On visits to England the burly adopted Texan became a familiar and popular figure within the Cooper factory in Hollyfield Road, Surbiton, as one mechanic there recalled: “He’d always drop us a few bob, telling us to remember to repay him next time he sent an urgent telex needing bits for his cars in America… He looked after us, and we looked after him”.

In fact Hap Sharp went on to race Coopers in Formula 1 at the United States Grand Prix, before the Chaparrals became serious contenders internationally, and he drove the winged 2F Coupé in such events as the Targa Florio, around the Sicilian mountains.

The Cooper Monaco was supplied originally to him in the USA less engine which he acquired separately. After its American period and its restoration to raceable order by Sid Hoole we understand that the car was campaigned briefly in 1983 by British enthusiast Rob Grant before being sold via Chris Drake to Peter Kaus in Germany, while there is a brief note in the documentation file suggesting it was also driven in competition by John Harper.

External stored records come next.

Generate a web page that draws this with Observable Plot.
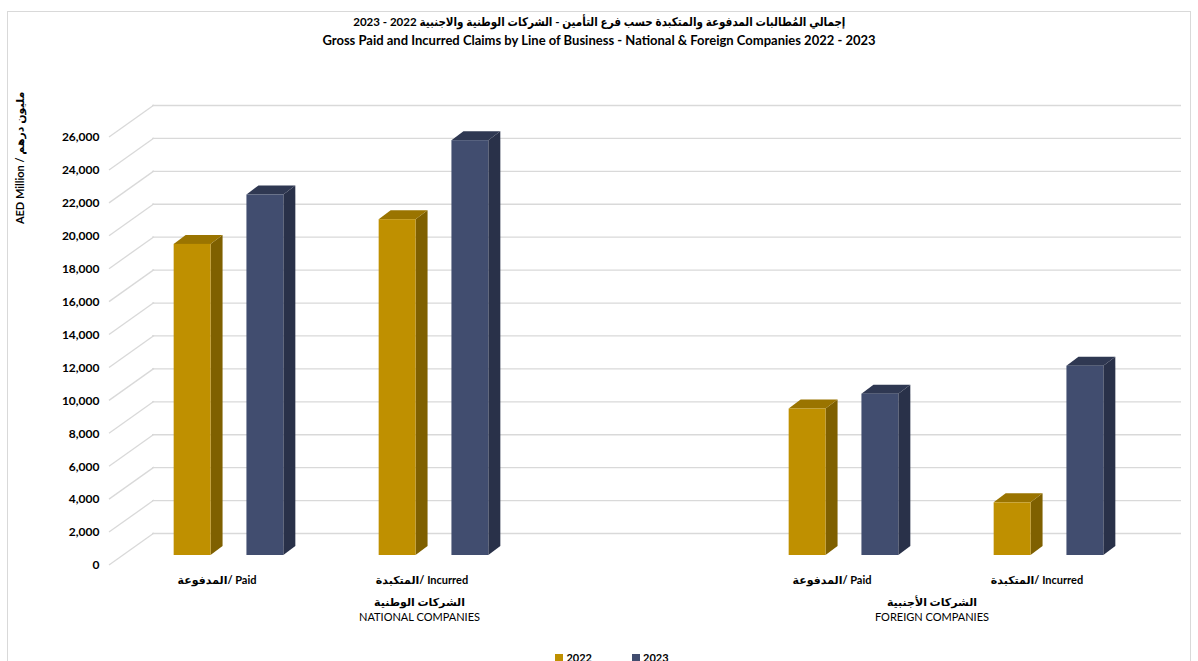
<!DOCTYPE html>
<html>
<head>
<meta charset="utf-8">
<script src="https://cdn.jsdelivr.net/npm/d3@7"></script>
<script src="https://cdn.jsdelivr.net/npm/@observablehq/plot@0.6"></script>
<style>
  body { margin: 0; background: #fff; }
  #wrap { position: relative; width: 1198px; height: 661px; overflow: hidden; font-family: Lato, "DejaVu Sans", sans-serif; }
  #frame { position: absolute; left: 7px; top: 11px; width: 1184px; height: 700px; border: 1px solid #d9d9d9; box-sizing: border-box; }
  #title { position: absolute; top: 10px; left: 0; width: 1198px; text-align: center; color: #000; }
  #title .ar { display: inline-block; font: bold 12px Lato, "DejaVu Sans Condensed", "DejaVu Sans", sans-serif; line-height: 18px; transform: scaleX(0.96); transform-origin: center; white-space: nowrap; }
  #title .en { display: inline-block; font: bold 13px Lato, "DejaVu Sans", sans-serif; line-height: 22px; white-space: nowrap; }
  #chart { position: absolute; top: 55px; left: 0; }
  #legend { position: absolute; top: 650px; left: 0; width: 1198px; display: flex; justify-content: center; gap: 40px; font: bold 11px Lato, sans-serif; line-height: 16px; padding-left: 26px; box-sizing: border-box; }
  #legend .item { display: flex; align-items: center; gap: 3px; }
  #legend .sw { width: 8px; height: 8px; display: inline-block; }
</style>
</head>
<body>
<div id="wrap">
  <div id="frame"></div>
  <div id="title">
    <div style="height:19px"><span class="ar" dir="rtl">إجمالي المُطالبات المدفوعة والمتكبدة حسب فرع التأمين - الشركات الوطنية والاجنبية 2022 - 2023</span></div>
    <div style="height:22px"><span class="en">Gross Paid and Incurred Claims by Line of Business - National &amp; Foreign Companies 2022 - 2023</span></div>
  </div>
  <div id="chart"></div>
  <div id="legend"></div>
</div>
<script>
// ---- data ----
const categoryKeys = ["nat-paid", "nat-incurred", "nat-gap", "for-paid", "for-incurred"];
const categoryLabels = ["المدفوعة/ Paid", "المتكبدة/ Incurred", "", "المدفوعة/ Paid", "المتكبدة/ Incurred"];
const groupNamesAr = ["الشركات الوطنية", "الشركات الأجنبية"];
const groupNamesEn = ["NATIONAL COMPANIES", "FOREIGN COMPANIES"];
const groupSpans = [["nat-paid", "nat-gap"], ["for-paid", "for-incurred"]];
const years = ["2022", "2023"];
const values2022 = [18900, 20400, null, 8900, 3200];
const values2023 = [21900, 25200, null, 9800, 11500];
const yTickValues = [0, 2000, 4000, 6000, 8000, 10000, 12000, 14000, 16000, 18000, 20000, 22000, 24000, 26000];
const yTickLabels = ["0", "2,000", "4,000", "6,000", "8,000", "10,000", "12,000", "14,000", "16,000", "18,000", "20,000", "22,000", "24,000", "26,000"];
const yTitle = "AED Million / مليون درهم";

// ---- styles ----
const colors = {
  "2022": {front: "#BF9000", side: "#7F6000", top: "#9A7400"},
  "2023": {front: "#414D6F", side: "#293149", top: "#2F3852"}
};
const gridColor = "#D9D9D9";
const backDx = 28, backDy = -22;   // back wall offset from bar plane
const frontDx = -17, frontDy = 10; // front (label) plane offset
const barDx = 12, barDy = -9;      // bar depth
const fontFam = "Lato, 'DejaVu Sans', sans-serif";

const bars = [];
categoryKeys.forEach((k, i) => {
  if (values2022[i] != null) bars.push({key: k, year: "2022", value: values2022[i]});
  if (values2023[i] != null) bars.push({key: k, year: "2023", value: values2023[i]});
});
const cats = categoryKeys.map((k, i) => ({key: k, label: categoryLabels[i]})).filter(d => d.label);

function floorLines(index, scales) {
  const g = d3.create("svg:g");
  const x0 = scales.x(categoryKeys[0]);
  for (const v of yTickValues) {
    const yv = scales.y(v);
    g.append("line")
      .attr("x1", x0 + frontDx).attr("y1", yv + frontDy)
      .attr("x2", x0 + backDx).attr("y2", yv + backDy)
      .attr("stroke", gridColor).attr("stroke-width", 1.3);
  }
  return g.node();
}

function bars3d(index, scales) {
  const g = d3.create("svg:g");
  const bw = scales.x.bandwidth();
  const y0 = scales.y(0);
  for (const d of bars) {
    const c = scales.x(d.key) + bw / 2 + (d.year === "2022" ? -1 : 1) * 0.1775 * bw;
    const w = 0.18 * bw;
    const xl = c - w / 2, xr = c + w / 2, yt = scales.y(d.value);
    const col = colors[d.year];
    g.append("polygon")
      .attr("points", [[xr, yt], [xr + barDx, yt + barDy], [xr + barDx, y0 + barDy], [xr, y0]].join(" "))
      .attr("fill", col.side);
    g.append("polygon")
      .attr("points", [[xl, yt], [xl + barDx, yt + barDy], [xr + barDx, yt + barDy], [xr, yt]].join(" "))
      .attr("fill", col.top);
    g.append("rect")
      .attr("x", xl).attr("y", yt).attr("width", w).attr("height", y0 - yt)
      .attr("fill", col.front);
  }
  return g.node();
}

function groupLabels(index, scales) {
  const g = d3.create("svg:g")
    .attr("font-family", fontFam).attr("font-size", 11).attr("text-anchor", "middle").attr("fill", "#000");
  const bw = scales.x.bandwidth();
  const y0 = scales.y(0);
  groupSpans.forEach((span, i) => {
    const cx = (scales.x(span[0]) + scales.x(span[1]) + bw) / 2 + frontDx + 3;
    g.append("text").attr("x", cx).attr("y", y0 + 47).attr("dy", "0.35em").attr("font-weight", "bold").text(groupNamesAr[i]);
    g.append("text").attr("x", cx).attr("y", y0 + 62).attr("dy", "0.35em").text(groupNamesEn[i]);
  });
  return g.node();
}

function yAxisTitle(index, scales) {
  // centred on the upper part of the value axis, left of the tick labels
  const yc = (scales.y(26000) + scales.y(22000)) / 2 - 2;
  const g = d3.create("svg:g")
    .attr("transform", `translate(20,${yc}) rotate(-90)`);
  g.append("text")
    .attr("text-anchor", "middle").attr("dy", "0.35em")
    .attr("font-family", fontFam).attr("font-size", 11).attr("font-weight", "bold").attr("fill", "#000")
    .text(yTitle);
  return g.node();
}

const chart = Plot.plot({
  width: 1198,
  height: 585,
  marginLeft: 124,
  marginRight: 45,
  marginTop: 72,
  marginBottom: 85,
  style: {fontFamily: fontFam, background: "transparent"},
  x: {type: "band", domain: categoryKeys, padding: 0, axis: null},
  y: {domain: [0, 26000], axis: null},
  marks: [
    Plot.ruleY(yTickValues, {y: d => d, dx: backDx, dy: backDy, stroke: gridColor, strokeWidth: 1.3}),
    floorLines,
    bars3d,
    Plot.text(yTickValues, {y: d => d, text: (d, i) => yTickLabels[i], frameAnchor: "left", textAnchor: "end", dx: -25, dy: frontDy, fontSize: 12, fontWeight: "bold", fill: "#000"}),
    yAxisTitle,
    Plot.text(cats, {x: "key", y: () => 0, text: "label", dx: frontDx + 5, dy: 25, fontSize: 11, fontWeight: "bold", fill: "#000"}),
    groupLabels
  ]
});
document.getElementById("chart").appendChild(chart);

const legend = d3.select("#legend");
years.forEach(yr => {
  const it = legend.append("div").attr("class", "item");
  it.append("span").attr("class", "sw").style("background", colors[yr].front);
  it.append("span").text(yr);
});
</script>
</body>
</html>
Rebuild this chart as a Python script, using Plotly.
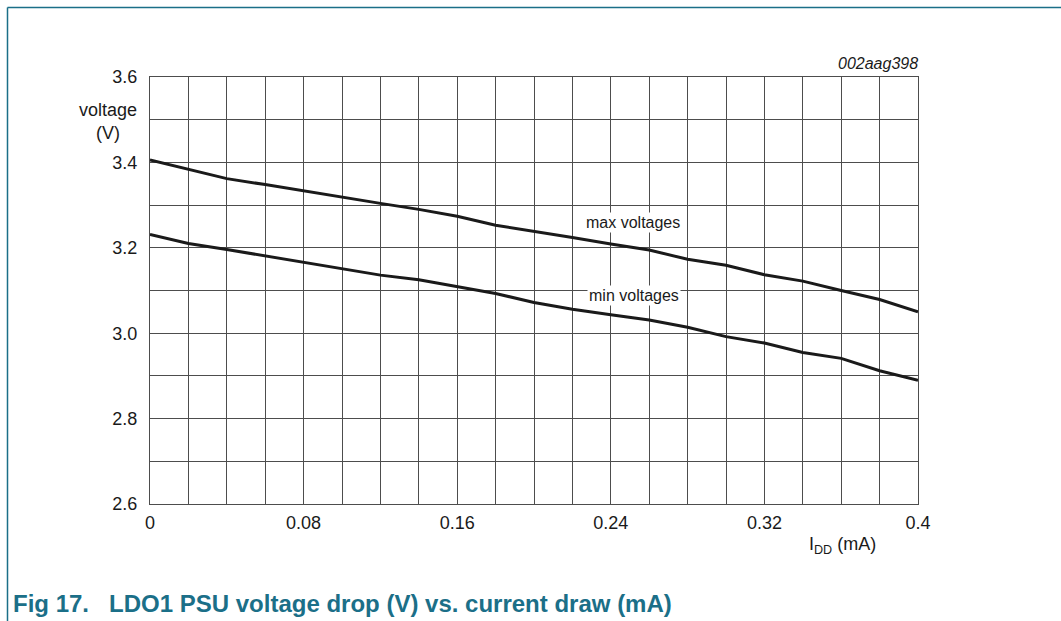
import plotly.graph_objects as go

current_ma = [0.00, 0.02, 0.04, 0.06, 0.08, 0.10, 0.12, 0.14, 0.16, 0.18, 0.20,
              0.22, 0.24, 0.26, 0.28, 0.30, 0.32, 0.34, 0.36, 0.38, 0.40]
max_voltages = [3.406, 3.384, 3.362, 3.348, 3.333, 3.318, 3.304, 3.290, 3.274, 3.253, 3.239,
                3.224, 3.209, 3.195, 3.173, 3.159, 3.137, 3.122, 3.100, 3.079, 3.050]
min_voltages = [3.231, 3.210, 3.196, 3.181, 3.166, 3.151, 3.136, 3.125, 3.109, 3.093, 3.072,
                3.056, 3.043, 3.031, 3.014, 2.992, 2.977, 2.955, 2.941, 2.912, 2.890]
x_ticks = [0, 0.08, 0.16, 0.24, 0.32, 0.4]
x_tick_labels = ["0", "0.08", "0.16", "0.24", "0.32", "0.4"]
y_ticks = [2.6, 2.8, 3.0, 3.2, 3.4, 3.6]
y_tick_labels = ["2.6", "2.8", "3.0", "3.2", "3.4", "3.6"]

W, H = 1061, 621
L, R, T, B = 150, 918, 77, 504
FONT = "Liberation Sans, Arial, sans-serif"
TEAL = "#1b6f88"
GRID = "#4d4d4d"

def px(xp):
    return (xp - L) / (R - L)

def py(yp):
    return (B - yp) / (B - T)

fig = go.Figure()
fig.add_trace(go.Scatter(x=current_ma, y=max_voltages, mode="lines",
                         line=dict(color="#1a1a1a", width=3), showlegend=False))
fig.add_trace(go.Scatter(x=current_ma, y=min_voltages, mode="lines",
                         line=dict(color="#1a1a1a", width=3), showlegend=False))

fig.update_layout(
    width=W, height=H,
    margin=dict(l=L, r=W - R, t=T, b=H - B, pad=0),
    paper_bgcolor="white", plot_bgcolor="white",
    font=dict(family=FONT, color="#1a1a1a", size=18),
    xaxis=dict(range=[0, 0.4], tickvals=x_ticks, ticktext=x_tick_labels,
               showgrid=True, gridcolor=GRID, gridwidth=1,
               minor=dict(dtick=0.02, tick0=0, showgrid=True, gridcolor=GRID, gridwidth=1),
               showline=True, linecolor=GRID, linewidth=1, mirror=True,
               ticks="", zeroline=False, tickfont=dict(size=18),
               ticklabelstandoff=2),
    yaxis=dict(range=[2.6, 3.6], tickvals=y_ticks, ticktext=y_tick_labels,
               showgrid=True, gridcolor=GRID, gridwidth=1,
               minor=dict(dtick=0.1, tick0=2.6, showgrid=True, gridcolor=GRID, gridwidth=1),
               showline=True, linecolor=GRID, linewidth=1, mirror=True,
               ticks="", zeroline=False, tickfont=dict(size=18),
               ticklabelstandoff=8),
)

annotations = [
    dict(text="voltage", x=px(108), y=py(110), xanchor="center", yanchor="middle",
         font=dict(size=18)),
    dict(text="(V)", x=px(108), y=py(133), xanchor="center", yanchor="middle",
         font=dict(size=18)),
    dict(text="<i>002aag398</i>", x=px(920), y=py(64), xanchor="right", yanchor="middle",
         font=dict(size=16)),
    dict(text="I<sub>DD</sub> (mA)", x=px(842), y=py(545), xanchor="center", yanchor="middle",
         font=dict(size=18)),
    dict(text="max voltages", x=px(633), y=py(222), xanchor="center", yanchor="middle",
         font=dict(size=16), bgcolor="white", borderpad=1),
    dict(text="min voltages", x=px(634), y=py(295), xanchor="center", yanchor="middle",
         font=dict(size=16), bgcolor="white", borderpad=1),
    dict(text="<b>Fig 17.   LDO1 PSU voltage drop (V) vs. current draw (mA)</b>",
         x=px(11), y=py(603), xanchor="left", yanchor="middle",
         font=dict(size=24, color=TEAL)),
]
for a in annotations:
    a.update(xref="paper", yref="paper", showarrow=False)
    fig.add_annotation(**a)

fig.add_shape(type="line", xref="paper", yref="paper",
              x0=px(7.5), x1=px(W + 5), y0=py(7.5), y1=py(7.5),
              line=dict(color=TEAL, width=1.5))
fig.add_shape(type="line", xref="paper", yref="paper",
              x0=px(7.5), x1=px(7.5), y0=py(7.5), y1=py(H + 5),
              line=dict(color=TEAL, width=1.5))

fig.write_html("out.html", config={"displayModeBar": False},
               post_script="document.body.style.margin='0';document.body.style.overflow='hidden';")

Mr Grant received Historic Sports Car Club identity papers for the car – form number 282 dated February 2, 1984 – which are included in the documentation file. This document declares that the chassis was then the original to chassis number, front suspension coil-and-wishbone, rear suspension wishbone and transverse leafspring, the magnesium Cooper wheels 4¾-inch wide front rims and 6-inch wide rears, and the engine installed at that time was then listed as 2,000cc (not 2.7-litres). Transmission was Cooper-ERSA Citroen-based 4-speed by Jack Knight Engineering. Current engine displacement and gearbox configuration are to confirmed in time for the viewing at Goodwood.

Overall we are delighted to be able to offer here – for the first time in more than twenty years – this extremely attractive, immensely useable and very highly regarded example of Cooper’s most competitive, most popular and most coveted rearf-engined sports-racing car of its era – the Cooper Monaco-Climax Monaco.